Guerilla Health Care - 1

(Potshotting the health care system)

If there’s something in this world I know something about, worry about the Obama administration getting right and feel compelled to opine about, it’s health care—both medical care services (narrow) and the people’s health (broad).  Hence a new category of posts: Guerilla Health Care.   — Angus, 3/6/09.

I got a glimpse of the real problem as I rode the elevator to my twelfth floor office.  As Director of Planning for the Los Angeles County Health Planning Council, my job was to create a fact-based plan that identified medical care resource needs for the county’s seven plus million residents five years in the future.  How many doctors of what kind would we need?  How many emergency rooms?  Where should they be located?

I shared the elevator that day with two women—middle-aged, affluent suburbanites—oblivious of my presence.  One or both had come downtown to visit her physician.  I stood quietly watching the floors go by as I eavesdropped on their conversation.

“Mabel,” one woman asserted, “I told my doctor if he didn’t get me a CAT scan for my headaches, I was going to sue his ass off.”

The other woman applauded her pluck.

It happens I’d been pondering, for days if not weeks, why LA County, with seven million residents, should have sixty-three CT scanners, while Great Britain, where the contraption had been invented and with roughly eight times the population, had only three.

Now I knew why.

The real problem was the pseudo-quasi-free market model of the health care system envisioned by the system’s decision-makers, because of which every hospital that can remotely justify it gets the latest medical imaging devices.  (Five years later I’d meet a lawyer whose radiologist wife actually had a scanner in a trailer she pulled around the county doing curbside tomography.  Hey, driving downtown is such a drag.)
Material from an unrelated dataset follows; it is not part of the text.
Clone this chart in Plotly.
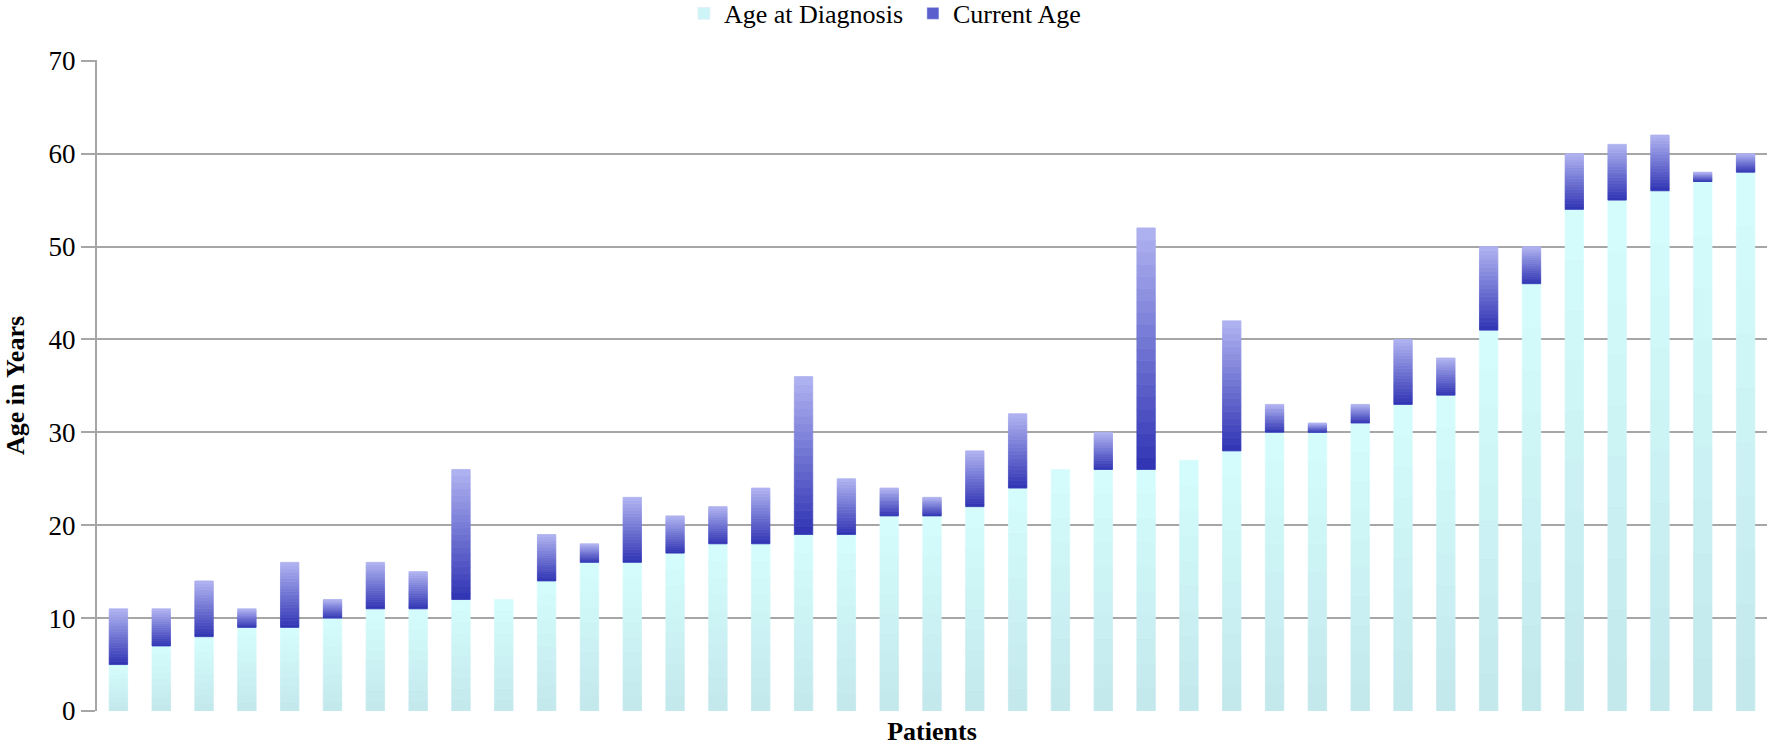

You have consumer demand, you have a payment system that permits payment-for “usual and customary” diagnosis and treatment-for pretty much whatever the consumer demands and the doctor okays.  You have a public who fervently believes in the health care system’s ability to ward off death, cure ills that a hundred years ago would have put you in your grave, make up for unhealthy lifestyle choices, and alleviate pain and the fear of pain.  -Or else.

Oh, and give us Cadillac health care at Chevrolet prices—without government meddling (except for approving drugs, licensing health care providers, funding most biomedical research, keeping the environment healthy and footing the bill when we get old, disabled, or indigent).

So why not, you ask?

Because, if we make sure every citizen has access to Cadillac health care, someone’s got to pick up the part of the bill that you or I can’t personally afford.  There simply is no cut-rate health care.  If a CAT scan for Mabel’s friend becomes “usual and customary,” you’re not going to get your headache treated without a CAT scan first.  Your doctor’s already paying more for his malpractice insurance than he is for his mortgage.  He definitely doesn’t want to risk your suing his ass off.

Hence the cry for “health care reform,” as if this will suddenly make everything better.  Health care reform, alas, is a shibboleth that has a righteous ring but a devilish price tag.

In the coming year I plan to explore what’s possible and what’s not in bringing effective health care services to the people, and what effect universal heath care will have on the people’s health.

Update: Coincidentally, the New York TIMES recently published an article (”Good or Useless, Medical Scans Cost the Same,” by Gina Kolata, NYT, 3/1/09) in which the author asserts, quoting a GAO study and radiologists on the staff of medical schools around the country, that perhaps half of all medical imaging procedures are useless, even though private and government insurers foot the bill for these.  It seems some scanners are past their prime, or some persons interpreting their images aren’t competent.  And the motive, in both cases, is economic.  She states that 95 million scans are done each year, costing $100 billion, of which Medicare pays $14 billion.  There are no standards for judging the appropriateness of most scanning procedures.

I’ll address some of the issues raised in this article in subsequent posts.